I stuck out this career move for a year, but it got to a point where I decided to make some bold changes in early 2011 and quit my job. I decided to make more balanced choices like…normal work hours, productive time management, regular attendance at family events, parties with friends, running more regularly and all of it felt pretty good. My new career started in March of 2011 and the first two months were a decompression of sorts, so as I drove into work this morning (Monday, June 13) I noticed that I felt very refreshed (more so than I've been in years) and I had just come off a busy weekend where we spent time with almost everyone we know; my wife, my kids, my parents, in-laws, brother, sister-in-law, nieces and the list goes on. I shouldn't feel refreshed I kept telling myself. Life tells me that I should be tired, irritated about not having a longer weekend and pissed about going into a job that I'll have to hold for another 36 years -according to my financial planner.
Ironically, I wasn't pissed. That's when it sunk in. I reflected back over the last 4 months of my new role and the choices I've been making. There have been plenty of scenarios that could have prohibited me from achieving balance and I haven't bowed down to any of them so far (as I have done from 1995-2010). The new structure of my job, the early pressure of performing, the overloading feeling of our family schedule, the need for social interaction with friends could have all derailed my balance, but they haven’t. Why? Because I chose everything that I'm experiencing now. Good, bad or indifferent! For the first time I've firmly wrapped my arms around something regarding finding balance. Finding balance is an oxy-moron! Choosing balance is the only way to obtain it. Choosing balance is a tough set of repeated behaviors that run against the grain of our traditional societal norms. Yes, my emails are still ploughing in, but after 5pm they'll have to wait until 730am the following morning and yes, I still work in a misunderstood industry, but I'm choosing to find the beauty in putting people to work for a living, which has helped me to be more honest and compassionate with the people I come in contact with daily. I am communicating more clearly with everyone and have begun to realize that making these so called "balanced choices" is leaving more time in my day and I'm all around a more productive person because of them.

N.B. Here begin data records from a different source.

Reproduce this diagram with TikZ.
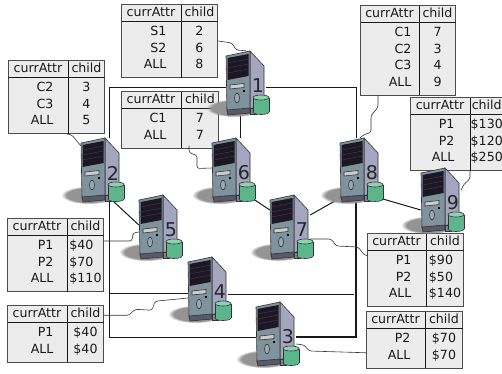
\documentclass[tikz,border=0pt]{standalone}
\usepackage{fontspec}
\usepackage{array}
\setmainfont{DejaVu Sans}
\usetikzlibrary{shapes.geometric, fadings}

\definecolor{pcside}{HTML}{A3A6BE}
\definecolor{pcfront}{HTML}{7F939E}
\definecolor{pcblack}{HTML}{1C1722}
\definecolor{pcline}{HTML}{3B3450}
\definecolor{pcfoot}{HTML}{59596A}
\definecolor{cylgreen}{HTML}{5DB58C}
\definecolor{cyltop}{HTML}{8FD0AE}
\definecolor{tabfill}{HTML}{ECECEC}

\setlength{\tabcolsep}{0pt}
\setlength{\arrayrulewidth}{1pt}
\newenvironment{attrtab}[3]{\begin{tabular}{@{}>{\raggedleft\arraybackslash}p{\dimexpr#1pt-#2pt\relax}@{\hspace{#2pt}}|>{\centering\arraybackslash}p{#3pt}@{}}
\multicolumn{1}{c|}{currAttr} & child \\ \hline}{\end{tabular}}
\newcommand{\firstgap}{\rule{0pt}{13.8pt}}
\newcommand{\lastgap}{\rule[-8.7pt]{0pt}{8.7pt}}

% one computer, drawn from the top left corner of its front
\newcommand{\pcart}[1]{
  \fill[black!42, path fading=circle with fuzzy edge 20 percent] (8,52) ellipse[x radius=28, y radius=9];
  \draw[pcedge, fill=pcside] (24,-5) -- (38,10) -- (38,47) -- (24,53) -- cycle;
  \draw[pcedge, fill=pcfront] (0,0) -- (24,-5) -- (24,53) -- (1,55) -- cycle;
  \fill[pcblack] (1.5,2) -- (22.5,-2) -- (22.5,20) -- (1.5,24) -- cycle;
  \foreach \liney in {7,12,17}
    \draw[pcline, line width=0.5pt] (1.5,\liney) -- (22.5,\liney-4);
  \draw[pcedge, fill=black!20] (4,29) -- (18,27.5) -- (18,31.5) -- (4,33) -- cycle;
  \draw[pcedge, fill=pcfront!80!white] (11,42) ellipse[x radius=2.5, y radius=5];
  \fill[black] (17,34) rectangle (19,36);
  \draw[pcedge, fill=pcside!80!black] (24,52) rectangle (30,58);
  \draw[pcedge, fill=pcfoot] (1,54) -- (24,52) -- (24,57) -- (2,59) -- cycle;
  \node[pcnum] (num#1) at (32,30) {#1};
  \draw[pcedge, fill=cylgreen] (35,56) ellipse[x radius=8, y radius=2.5];
  \fill[cylgreen] (27,41.5) rectangle (43,56);
  \draw[pcedge] (27,41.5) -- (27,56) (43,41.5) -- (43,56);
  \draw[pcedge, fill=cyltop] (35,41.5) ellipse[x radius=8, y radius=2.5];
}

\tikzset{
  pcedge/.style={draw=black!80, line width=0.6pt},
  pcbody/.style={minimum width=40pt, minimum height=60pt, inner sep=0pt},
  pcnum/.style={font=\fontsize{19}{19}\selectfont, inner sep=0pt, text=black!85},
  attrbox/.style={draw=black!70, line width=1pt, fill=tabfill, inner sep=0pt, anchor=north west,
    font=\fontsize{12.6}{16.5}\selectfont, text=black!90},
  netlink/.style={line width=1pt, black!90},
  wire/.style={line width=0.6pt, black!80, rounded corners=2.5pt}
}

\begin{document}
\begin{tikzpicture}[x=1pt, y=-1pt]
  \useasboundingbox (0,0) rectangle (502,373);

  % computers first, as empty boxes for the lines to find
  \foreach \name/\posx/\posy in {1/226/56, 2/81/143, 3/256/307, 4/188/262, 5/139/200, 6/212/143, 7/270/200, 8/340/143, 9/421/173}
    \node[pcbody] (s\name) at (\posx+20,\posy+25) {};

  % tables
  \node[attrbox] (tabS) at (121,4) {\begin{attrtab}{59}{14}{36}
    \firstgap S1 & 2 \\ S2 & 6 \\ ALL\lastgap & 8 \end{attrtab}};
  \node[attrbox] (tabC2) at (8,60) {\begin{attrtab}{59}{14}{36}
    \firstgap C2 & 3 \\ C3 & 4 \\ ALL\lastgap & 5 \end{attrtab}};
  \node[attrbox] (tabC1) at (121,91) {\begin{attrtab}{59}{14}{37}
    \firstgap C1 & 7 \\ ALL\lastgap & 7 \end{attrtab}};
  \node[attrbox] (tabC123) at (360,5) {\begin{attrtab}{58}{7}{36}
    \firstgap C1 & 7 \\ C2 & 3 \\ C3 & 4 \\ ALL\lastgap & 9 \end{attrtab}};
  \node[attrbox] (tabP9) at (410,97) {\begin{attrtab}{59}{15}{32.5}
    \firstgap P1 & \$130 \\ P2 & \$120 \\ ALL\lastgap & \$250 \end{attrtab}};
  \node[attrbox] (tabP5) at (7,218) {\begin{attrtab}{59}{13}{36}
    \firstgap P1 & \$40\phantom{0} \\ P2 & \$70\phantom{0} \\ ALL\lastgap & \$110 \end{attrtab}};
  \node[attrbox] (tab4) at (7,305) {\begin{attrtab}{59}{13}{36}
    \firstgap P1 & \$40 \\ ALL\lastgap & \$40 \end{attrtab}};
  \node[attrbox] (tab7) at (367,233) {\begin{attrtab}{58}{14}{37}
    \firstgap P1 & \$90\phantom{0} \\ P2 & \$50\phantom{0} \\ ALL\lastgap & \$140 \end{attrtab}};
  \node[attrbox] (tab3) at (366,311) {\begin{attrtab}{58}{14}{37}
    \firstgap P2 & \$70 \\ ALL\lastgap & \$70 \end{attrtab}};

  % network
  \coordinate (bendNW) at (109,87);
  \coordinate (bendNE) at (356,87);
  \coordinate (bendSW) at (109,337);
  \coordinate (bendSE) at (356,337);
  \coordinate (teeW) at (109,293);
  \coordinate (teeE) at (354,294);
  \coordinate (drop6) at (240,100);
  \draw[netlink] (s1.west |- bendNW) -- (bendNW) -- (s2.north -| bendNW);
  \draw[netlink] (s1.east |- bendNE) -- (bendNE) -- (s8.north -| bendNE);
  \draw[netlink] (s2.south -| bendSW) -- (bendSW) -- (s3.west |- bendSW);
  \draw[netlink, line width=1.4pt] (s8.south -| bendSE) -- (bendSE) -- (s3.east |- bendSE);
  \draw[netlink] (teeW) -- (s4.west |- teeW);
  \draw[netlink] (s4.east |- teeE) -- (teeE);
  \draw[netlink] (s1.south -| drop6) -- (s6.north -| drop6);
  \draw[netlink] ([xshift=9pt]s2.south) -- (s5.west);
  \draw[netlink] (s6.south east) -- ([yshift=15pt]s7.west);
  \draw[netlink] ([yshift=10pt]s7.east) -- (s8.south west);
  \draw[netlink] (s8.south east) -- ([yshift=-12pt]s9.west);

  % table to computer
  \draw[wire] (tabS.east) -- ++(14,2) -- ++(4,7) -- (s1.north);
  \draw[wire] ([xshift=59pt]tabC2.south west) -- ++(5,1) -- ([yshift=-8pt]s2.north west);
  \draw[wire] ([xshift=68pt,yshift=3pt]tabC1.south west) -- ++(0,7) -- ++(8,3) -- ++(0,13) -- (s6.west);
  \draw[wire] ([xshift=18pt]tabC123.south west) -- ++(0,12) -- ++(-7,8) -- ++(0,17) -- ++(-7,2) -- (s8.north);
  \draw[wire] ([xshift=60pt]tabP9.south west) -- ++(0,8) -- ++(-6,5) -- ([yshift=8pt]s9.east);
  \draw[wire] ([yshift=14pt]tabP5.east) -- ++(28,0) -- ++(1,-8) -- ([yshift=-7pt]s5.west);
  \draw[wire] ([yshift=18.5pt]tab4.east) -- ++(25,0) -- ++(6,-6) -- ++(17,1) -- ++(3,-9) -- ([yshift=-11pt]s4.west);
  \draw[wire] ([yshift=-14pt]s7.east) -- ++(21,0) -- ++(5,7) -- ++(22,1) -- ++(6,8) -- ([yshift=14.5pt]tab7.west);
  \draw[wire] ([yshift=-12pt]s3.east) -- ++(8,1) -- ++(5,6) -- ([yshift=-13pt]tab3.west);

  % computers on top
  \foreach \name/\posx/\posy in {1/226/56, 2/81/143, 3/256/307, 4/188/262, 5/139/200, 6/212/143, 7/270/200, 8/340/143, 9/421/173}
    \begin{scope}[shift={(\posx,\posy)}]
      \pcart{\name}
    \end{scope};
\end{tikzpicture}
\end{document}
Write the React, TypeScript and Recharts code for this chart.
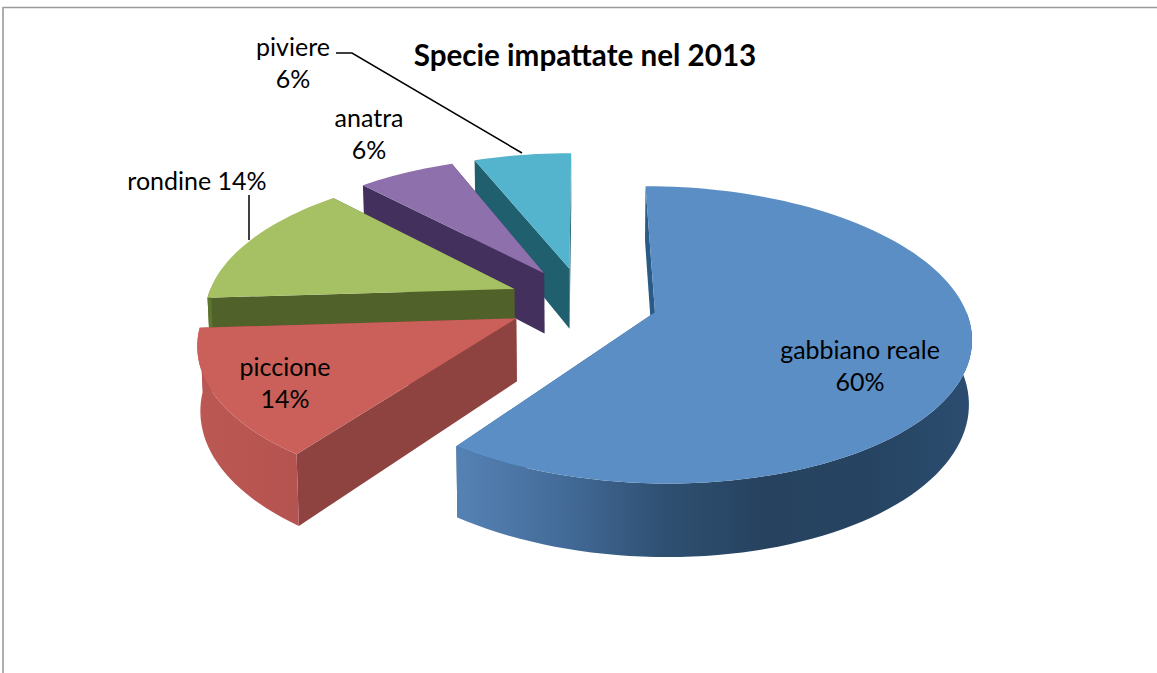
import React from "react";
import { PieChart, Pie, Cell } from "recharts";

// Data, listed back-to-front so that nearer slices paint over farther ones.
const species = ["piviere", "anatra", "rondine", "piccione", "gabbiano reale"];
const shares = [6, 6, 14, 14, 60];
const percentLabels = ["6%", "6%", "14%", "14%", "60%"];
const chartTitle = "Specie impattate nel 2013";

const topColors = ["#54B4CE", "#8D70AC", "#A6C064", "#CB605A", "#5B8EC5"];
const radialWallColors = ["#1F5F6E", "#43305C", "#50622A", "#8F4340", "#2A5A86"];
const outerWallStops = [
  ["#2F7F93", "#2F7F93"],
  ["#4A3668", "#4A3668"],
  ["#5E7530", "#5E7530"],
  ["#BC5853", "#B55350"],
  ["#5582B4", "#446C9A", "#2F5072", "#26425F", "#264462", "#2C4D70"],
];

// Projection of the flat pie into the tilted 3D view
const FONT = "Lato, 'Open Sans', sans-serif";
const Y_SQUASH = 142 / 308;
const PERSPECTIVE = 0.15;
const EXPLODE = 0.243;

const toScreen = (cx: number, cy: number, R: number, X: number, Z: number) => {
  const s = 1 / (1 - PERSPECTIVE * Z);
  return { x: cx + R * X * s, y: cy + R * Y_SQUASH * Z * s, s };
};
const lower = (cx: number, p: { x: number; y: number; s: number }) => ({
  x: cx + (p.x - cx) * 0.992,
  y: p.y + 60 * p.s + 2,
});
const toPath = (pts: { x: number; y: number }[]) =>
  "M" + pts.map((p) => `${p.x.toFixed(2)},${p.y.toFixed(2)}`).join("L") + "Z";

const Slice = (props: any) => {
  const { cx, cy, outerRadius, startAngle, endAngle, midAngle, index } = props;
  const i = index ?? species.indexOf(props.name);
  const rad = Math.PI / 180;
  const X0 = EXPLODE * Math.cos(midAngle * rad);
  const Z0 = -EXPLODE * Math.sin(midAngle * rad);
  const apex = toScreen(cx, cy, outerRadius, X0, Z0);
  const steps = Math.max(8, Math.ceil(Math.abs(endAngle - startAngle) / 2));
  const arc = [];
  const frontArc = [];
  for (let k = 0; k <= steps; k++) {
    const a = (startAngle + ((endAngle - startAngle) * k) / steps) * rad;
    const p = toScreen(cx, cy, outerRadius, X0 + Math.cos(a), Z0 - Math.sin(a));
    arc.push(p);
    if (-Math.sin(a) > -0.02) frontArc.push(p);
  }
  const low = (p: any) => lower(cx, p);
  const gid = `wall-${i}`;
  const stops = outerWallStops[i];
  const first = arc[0];
  const last = arc[arc.length - 1];
  return (
    <g>
      <defs>
        <linearGradient id={gid} x1="0" y1="0" x2="1" y2="0">
          {stops.map((c, k) => (
            <stop key={k} offset={k / (stops.length - 1)} stopColor={c} />
          ))}
        </linearGradient>
      </defs>
      <path d={toPath([apex, first, low(first), low(apex)])} fill={radialWallColors[i]} />
      <path d={toPath([apex, last, low(last), low(apex)])} fill={radialWallColors[i]} />
      {frontArc.length > 1 && (
        <path d={toPath([...frontArc, ...frontArc.slice().reverse().map(low)])} fill={`url(#${gid})`} />
      )}
      <path d={toPath([apex, ...arc])} fill={topColors[i]} />
    </g>
  );
};

const labelPlacement: Record<string, { x: number; y: number; oneLine?: boolean }> = {
  piviere: { x: 293, y: 56 },
  anatra: { x: 369, y: 127 },
  rondine: { x: 197, y: 190, oneLine: true },
  piccione: { x: 285, y: 376 },
  "gabbiano reale": { x: 860, y: 359 },
};
const LINE_GAP = 31.5;
const LABEL_SIZE = 25;

const SliceLabel = (props: any) => {
  const name = props.name ?? props.payload?.name;
  const idx = species.indexOf(name);
  const pos = labelPlacement[name];
  const pct = percentLabels[idx];
  const common = { fontFamily: FONT, fontSize: LABEL_SIZE, fill: "#000", textAnchor: "middle" as const };
  return (
    <g>
      {pos.oneLine ? (
        <text x={pos.x} y={pos.y} {...common}>{`${name} ${pct}`}</text>
      ) : (
        <text x={pos.x} y={pos.y} {...common}>
          <tspan x={pos.x}>{name}</tspan>
          <tspan x={pos.x} dy={LINE_GAP}>{pct}</tspan>
        </text>
      )}
    </g>
  );
};

const data = species.map((name, i) => ({ name, value: shares[i] }));

export default function App() {
  return (
    <div style={{ position: "absolute", left: 0, top: 0, width: 1157, height: 673, background: "#fff" }}>
      <PieChart width={1157} height={673} margin={{ top: 0, right: 0, bottom: 0, left: 0 }}>
        <path d="M3,673V7.5H1157" fill="none" stroke="#9A9A9A" strokeWidth={1.6} />
        <Pie
          data={data}
          dataKey="value"
          nameKey="name"
          cx={583}
          cy={301.5}
          innerRadius={0}
          outerRadius={308}
          startAngle={90}
          endAngle={450}
          paddingAngle={0}
          stroke="none"
          isAnimationActive={false}
          shape={Slice}
          label={SliceLabel}
          labelLine={false}
        >
          {data.map((d, i) => (
            <Cell key={d.name} fill={topColors[i]} />
          ))}
        </Pie>
        <path d="M336,53H352L522,153" fill="none" stroke="#000" strokeWidth={1.5} />
        <path d="M249,195V240" fill="none" stroke="#000" strokeWidth={1.5} />
        <text x={585} y={66} textAnchor="middle" fontFamily={FONT} fontWeight={700} fontSize={29.6} fill="#000">
          {chartTitle}
        </text>
      </PieChart>
    </div>
  );
}
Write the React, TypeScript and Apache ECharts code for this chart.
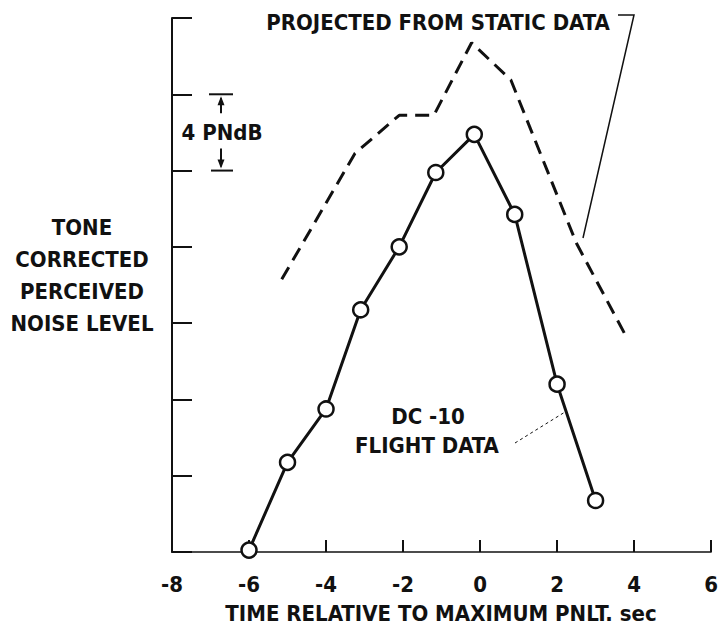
import React, { useEffect, useRef } from "react";
import * as echarts from "echarts";

// Flight data (circles, solid line)
const flightTime = [-6, -5, -4, -3.1, -2.1, -1.15, -0.15, 0.9, 2, 3];
const flightLevel = [0.1, 4.7, 7.5, 12.7, 16.0, 19.9, 21.9, 17.7, 8.8, 2.7];
// Projected from static data (dashed line)
const staticTime = [-5.15, -3.25, -2.1, -1.2, -0.22, 0.8, 2.5, 3.82];
const staticLevel = [14.3, 20.9, 22.9, 22.9, 26.7, 24.75, 16.2, 11.2];

const X_MIN = -8;
const X_MAX = 6;
const X_STEP = 2;
const Y_MIN = 0;
const Y_MAX = 28;
const Y_STEP = 4;

const yTitleLines = ["TONE", "CORRECTED", "PERCEIVED", "NOISE LEVEL"];
const xTitle = "TIME RELATIVE TO MAXIMUM PNLT. sec";
const staticLabel = "PROJECTED FROM STATIC DATA";
const flightLabel = ["DC -10", "FLIGHT DATA"];
const bracketLabel = "4 PNdB";

const FONT = "'DejaVu Sans Condensed', 'Liberation Sans Narrow', 'Roboto', sans-serif";
const INK = "#111";

export default function App() {
  const ref = useRef<HTMLDivElement>(null);
  useEffect(() => {
    if (!ref.current) return;
    const chart = echarts.init(ref.current, null, { renderer: "svg" });
    const textStyle = (extra: any) => ({
      fill: INK,
      fontFamily: FONT,
      fontSize: 22,
      fontWeight: "bold",
      textAlign: "center",
      textVerticalAlign: "middle",
      ...extra,
    });
    const option: any = {
      animation: false,
      backgroundColor: "#fff",
      grid: { left: 172, right: 4, top: 18, bottom: 77 },
      xAxis: {
        type: "value",
        min: X_MIN,
        max: X_MAX,
        interval: X_STEP,
        axisLine: { onZero: false, lineStyle: { color: INK, width: 1.5 } },
        axisTick: { inside: true, length: 12, lineStyle: { color: INK, width: 2 } },
        axisLabel: { color: INK, fontFamily: FONT, fontSize: 22, fontWeight: "bold", margin: 21 },
        splitLine: { show: false },
      },
      yAxis: {
        type: "value",
        min: Y_MIN,
        max: Y_MAX,
        interval: Y_STEP,
        axisLine: { show: true, onZero: false, lineStyle: { color: INK, width: 2 } },
        axisTick: { show: true, inside: true, length: 20, lineStyle: { color: INK, width: 2 } },
        axisLabel: { show: false },
        splitLine: { show: false },
      },
      series: [
        {
          type: "line",
          data: staticTime.map((t, i) => [t, staticLevel[i]]),
          showSymbol: false,
          lineStyle: { color: INK, width: 3, type: [14, 8] },
          z: 2,
        },
        {
          type: "line",
          data: flightTime.map((t, i) => [t, flightLevel[i]]),
          symbol: "circle",
          symbolSize: 15,
          itemStyle: { color: "#fff", borderColor: INK, borderWidth: 2.5 },
          lineStyle: { color: INK, width: 3 },
          z: 3,
        },
      ],
    };
    chart.setOption(option);

    const px = (x: number, y: number) => chart.convertToPixel({ gridIndex: 0 }, [x, y]) as number[];
    const top = px(X_MIN, 24);
    const bot = px(X_MIN, 20);
    const bx = 221;
    const graphics: any[] = [];
    // Y title
    yTitleLines.forEach((s, i) => {
      graphics.push({ type: "text", x: 82, y: 227 + i * 32, style: textStyle({ text: s }) });
    });
    // X title
    graphics.push({ type: "text", x: 441, y: 613, style: textStyle({ text: xTitle }) });
    // Projected label + leader
    graphics.push({ type: "text", x: 438, y: 22, style: textStyle({ text: staticLabel }) });
    graphics.push({
      type: "polyline",
      shape: { points: [[618, 15], [634, 15], [583, 238]] },
      style: { stroke: INK, lineWidth: 1.5, fill: null },
    });
    // DC-10 label + leader
    graphics.push({ type: "text", x: 428, y: 416, style: textStyle({ text: flightLabel[0] }) });
    graphics.push({ type: "text", x: 427, y: 445, style: textStyle({ text: flightLabel[1] }) });
    graphics.push({
      type: "line",
      shape: { x1: 515, y1: 443, x2: 565, y2: 412 },
      style: { stroke: INK, lineWidth: 1, lineDash: [3, 3] },
    });
    // 4 PNdB bracket
    const yT = top[1];
    const yB = bot[1];
    graphics.push({ type: "line", shape: { x1: bx - 12, y1: yT, x2: bx + 12, y2: yT }, style: { stroke: INK, lineWidth: 2 } });
    graphics.push({ type: "line", shape: { x1: bx - 10, y1: yB, x2: bx + 12, y2: yB }, style: { stroke: INK, lineWidth: 2 } });
    graphics.push({ type: "line", shape: { x1: bx, y1: yT + 4, x2: bx, y2: yT + 19 }, style: { stroke: INK, lineWidth: 2 } });
    graphics.push({ type: "polygon", shape: { points: [[bx, yT + 2], [bx - 3.5, yT + 11], [bx + 3.5, yT + 11]] }, style: { fill: INK } });
    graphics.push({ type: "line", shape: { x1: bx, y1: yB - 22, x2: bx, y2: yB - 4 }, style: { stroke: INK, lineWidth: 2 } });
    graphics.push({ type: "polygon", shape: { points: [[bx, yB - 2], [bx - 3.5, yB - 11], [bx + 3.5, yB - 11]] }, style: { fill: INK } });
    graphics.push({ type: "text", x: 222, y: (yT + yB) / 2, style: textStyle({ text: bracketLabel }) });

    chart.setOption({ graphic: graphics });
    return () => chart.dispose();
  }, []);
  return <div ref={ref} style={{ width: 721, height: 629, position: "absolute", left: 0, top: 0 }} />;
}
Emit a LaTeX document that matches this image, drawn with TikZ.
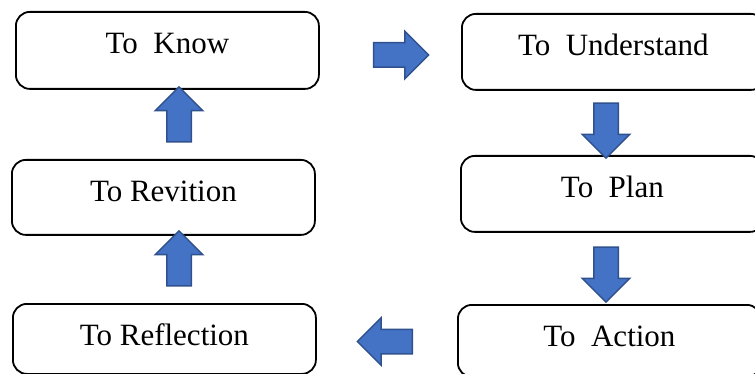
\documentclass[tikz,border=0pt]{standalone}
\usepackage{fontspec}
\setmainfont{Liberation Serif}
\usetikzlibrary{%
  positioning,
  calc,
  shapes.arrows
}
\definecolor{arrowblue}{HTML}{4472C4}
\definecolor{arrowedge}{HTML}{2F528F}
\tikzset{
  stage/.style = {draw, line width = 1.8pt, rounded corners = 14pt,
    minimum width = 303pt, inner xsep = 0, inner ysep = 0,
    text height = 42pt, text depth = 34pt, anchor = north west},
  blockarrow/.style = {single arrow, fill = arrowblue, draw = arrowedge,
    line width = 1.5pt, minimum height = 55pt, inner xsep = 0,
    inner ysep = 11.5pt, outer sep = 0,
    single arrow head extend = 11.5pt, single arrow tip angle = 90}
}

\begin{document}
\begin{tikzpicture}[
      x = 1pt, y = -1pt,
      font = \fontsize{31}{36}\selectfont
      ]
  \useasboundingbox (0,0) rectangle (755,374);
  \clip (0,0) rectangle (755,374);
  % left column, read bottom to top
  \node[stage, text depth = 35pt] (know) at (15,11) {To\ \ Know};
  \node[stage, text depth = 33pt] (revition) at (11,159) {To Revition};
  \node[stage, text depth = 28pt] (reflection) at (12,303) {To Reflection};
  % right column
  \node[stage] (understand) at (461,13) {To\ \ Understand};
  \node[stage] (plan) at (460,155) {To\ \ Plan};
  \node[stage, text depth = 30pt] (action) at (457,304) {To\ \ Action};
  % block arrows
  \node[blockarrow] (toright) at (395,55) {};
  \node[blockarrow, rotate = -90] (down1) at (606,124.5) {};
  \node[blockarrow, rotate = -90] (down2) at (606,268.5) {};
  \node[blockarrow, rotate = 180] (toleft) at (391,341.5) {};
  \node[blockarrow, rotate = 90] (up1) at (179,264.5) {};
  \node[blockarrow, rotate = 90] (up2) at (179,120.5) {};
\end{tikzpicture}
\end{document}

Think about all of the scenarios we experience daily and how many of them require personal choices. The smile or frown on your face is a choice, the run you might take is a choice, the bad mood you might want to stay in is a choice and the way you treat people is a choice. There isn't anything overly complicated about it; in fact, it is a pretty easy concept to live by. If you want balance, peace and happiness, then choose it. I know it sounds cliché, but it is true and it's why my blog content needs to change. I'm not looking for or trying to find balance…for the first time in my professional life, I’ve chosen it and I'll continue to do so regardless of where I work or what I do for a living.
More to come in the future and I wish you all well.